MATERIAL:

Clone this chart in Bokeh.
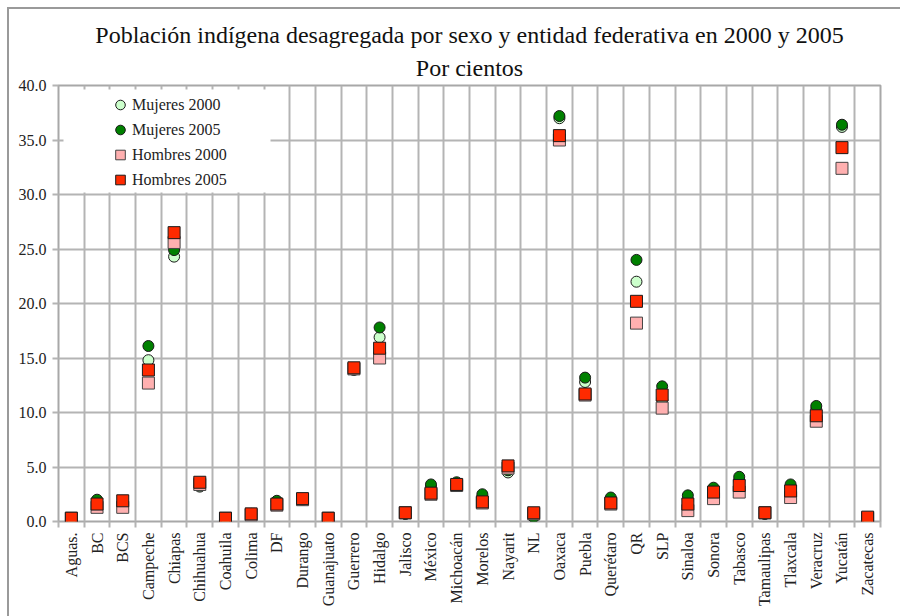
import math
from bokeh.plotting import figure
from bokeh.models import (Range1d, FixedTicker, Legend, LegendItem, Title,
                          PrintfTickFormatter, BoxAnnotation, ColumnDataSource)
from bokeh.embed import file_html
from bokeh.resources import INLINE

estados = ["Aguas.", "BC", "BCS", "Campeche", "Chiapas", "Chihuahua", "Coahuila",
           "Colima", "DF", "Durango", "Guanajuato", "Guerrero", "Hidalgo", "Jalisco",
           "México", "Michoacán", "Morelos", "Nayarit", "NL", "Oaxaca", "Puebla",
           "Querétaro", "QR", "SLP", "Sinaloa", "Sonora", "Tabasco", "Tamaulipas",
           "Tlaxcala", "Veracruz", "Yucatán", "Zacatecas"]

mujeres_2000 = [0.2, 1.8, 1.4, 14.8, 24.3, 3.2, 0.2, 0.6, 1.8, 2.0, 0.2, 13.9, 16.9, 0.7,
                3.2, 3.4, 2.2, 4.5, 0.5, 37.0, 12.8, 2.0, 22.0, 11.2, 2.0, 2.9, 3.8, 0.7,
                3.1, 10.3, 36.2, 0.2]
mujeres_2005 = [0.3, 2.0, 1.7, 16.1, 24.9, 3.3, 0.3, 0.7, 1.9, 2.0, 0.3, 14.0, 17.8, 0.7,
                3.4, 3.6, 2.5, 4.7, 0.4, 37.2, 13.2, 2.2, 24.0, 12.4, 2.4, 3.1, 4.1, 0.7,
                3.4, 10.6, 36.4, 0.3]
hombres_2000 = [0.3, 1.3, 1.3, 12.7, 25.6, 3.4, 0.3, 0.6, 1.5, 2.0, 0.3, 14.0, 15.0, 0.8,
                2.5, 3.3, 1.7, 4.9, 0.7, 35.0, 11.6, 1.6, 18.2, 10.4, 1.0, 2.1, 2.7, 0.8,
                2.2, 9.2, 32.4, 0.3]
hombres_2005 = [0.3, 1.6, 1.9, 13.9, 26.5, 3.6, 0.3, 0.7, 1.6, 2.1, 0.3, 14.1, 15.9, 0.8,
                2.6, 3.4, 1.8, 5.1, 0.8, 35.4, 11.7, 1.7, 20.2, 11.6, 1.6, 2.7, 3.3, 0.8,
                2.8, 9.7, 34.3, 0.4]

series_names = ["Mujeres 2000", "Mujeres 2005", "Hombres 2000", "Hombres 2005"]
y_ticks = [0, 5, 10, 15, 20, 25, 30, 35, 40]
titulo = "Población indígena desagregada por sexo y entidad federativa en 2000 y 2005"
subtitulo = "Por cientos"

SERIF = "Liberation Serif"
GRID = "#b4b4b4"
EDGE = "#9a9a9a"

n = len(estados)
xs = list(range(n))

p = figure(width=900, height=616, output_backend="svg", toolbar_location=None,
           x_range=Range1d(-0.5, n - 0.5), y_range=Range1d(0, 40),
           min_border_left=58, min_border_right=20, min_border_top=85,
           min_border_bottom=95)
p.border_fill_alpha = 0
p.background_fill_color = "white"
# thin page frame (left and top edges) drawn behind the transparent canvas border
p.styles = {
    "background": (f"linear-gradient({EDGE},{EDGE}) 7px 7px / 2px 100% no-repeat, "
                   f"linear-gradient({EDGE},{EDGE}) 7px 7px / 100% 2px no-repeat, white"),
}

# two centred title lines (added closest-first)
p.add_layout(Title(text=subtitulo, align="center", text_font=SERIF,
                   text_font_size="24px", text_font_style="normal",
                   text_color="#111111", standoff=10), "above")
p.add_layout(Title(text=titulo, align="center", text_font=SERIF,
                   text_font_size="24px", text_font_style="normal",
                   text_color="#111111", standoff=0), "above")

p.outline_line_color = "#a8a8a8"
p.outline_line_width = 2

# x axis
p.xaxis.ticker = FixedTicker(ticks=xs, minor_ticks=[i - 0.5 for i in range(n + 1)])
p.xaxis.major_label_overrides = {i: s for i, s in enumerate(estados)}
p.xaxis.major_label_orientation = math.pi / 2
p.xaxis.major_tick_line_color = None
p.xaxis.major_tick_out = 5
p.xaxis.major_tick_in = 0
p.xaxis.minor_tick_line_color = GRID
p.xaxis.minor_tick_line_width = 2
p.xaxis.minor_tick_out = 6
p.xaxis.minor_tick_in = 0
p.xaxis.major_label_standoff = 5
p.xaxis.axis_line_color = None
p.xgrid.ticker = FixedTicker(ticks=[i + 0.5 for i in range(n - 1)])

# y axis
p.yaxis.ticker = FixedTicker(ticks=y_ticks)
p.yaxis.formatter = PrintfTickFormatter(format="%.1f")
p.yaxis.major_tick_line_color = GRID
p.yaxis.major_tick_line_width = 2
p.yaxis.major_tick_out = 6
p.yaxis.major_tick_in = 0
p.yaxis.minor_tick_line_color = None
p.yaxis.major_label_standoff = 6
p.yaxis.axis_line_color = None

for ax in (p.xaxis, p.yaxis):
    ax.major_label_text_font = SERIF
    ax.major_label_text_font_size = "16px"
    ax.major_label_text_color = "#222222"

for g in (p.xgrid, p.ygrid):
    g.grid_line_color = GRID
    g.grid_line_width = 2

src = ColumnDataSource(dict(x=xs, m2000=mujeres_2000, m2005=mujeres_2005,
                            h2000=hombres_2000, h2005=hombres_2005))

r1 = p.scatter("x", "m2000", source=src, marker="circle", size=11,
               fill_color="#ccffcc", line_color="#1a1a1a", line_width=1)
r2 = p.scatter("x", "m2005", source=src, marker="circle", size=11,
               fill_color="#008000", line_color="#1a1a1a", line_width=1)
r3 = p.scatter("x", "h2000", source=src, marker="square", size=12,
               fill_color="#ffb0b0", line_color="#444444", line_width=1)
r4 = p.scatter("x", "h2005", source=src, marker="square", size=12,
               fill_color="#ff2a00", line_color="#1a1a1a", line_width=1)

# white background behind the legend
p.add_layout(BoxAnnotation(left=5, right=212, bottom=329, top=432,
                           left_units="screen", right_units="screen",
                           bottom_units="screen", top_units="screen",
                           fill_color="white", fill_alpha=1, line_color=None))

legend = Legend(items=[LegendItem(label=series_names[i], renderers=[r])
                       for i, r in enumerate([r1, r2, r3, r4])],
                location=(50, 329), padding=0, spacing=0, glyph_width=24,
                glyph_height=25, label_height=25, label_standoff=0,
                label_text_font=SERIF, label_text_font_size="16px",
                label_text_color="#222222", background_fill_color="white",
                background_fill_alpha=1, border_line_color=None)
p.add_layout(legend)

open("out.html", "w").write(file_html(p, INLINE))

TASK DETAILS: Write out each line of the listing above, exactly, from its first line to the line holding "from bokeh.resources import INLINE", inclusive. Skip the pictures.

RESULT FOR THIS EXERCISE:
Clone this chart in Bokeh.
import math
from bokeh.plotting import figure
from bokeh.models import (Range1d, FixedTicker, Legend, LegendItem, Title,
                          PrintfTickFormatter, BoxAnnotation, ColumnDataSource)
from bokeh.embed import file_html
from bokeh.resources import INLINE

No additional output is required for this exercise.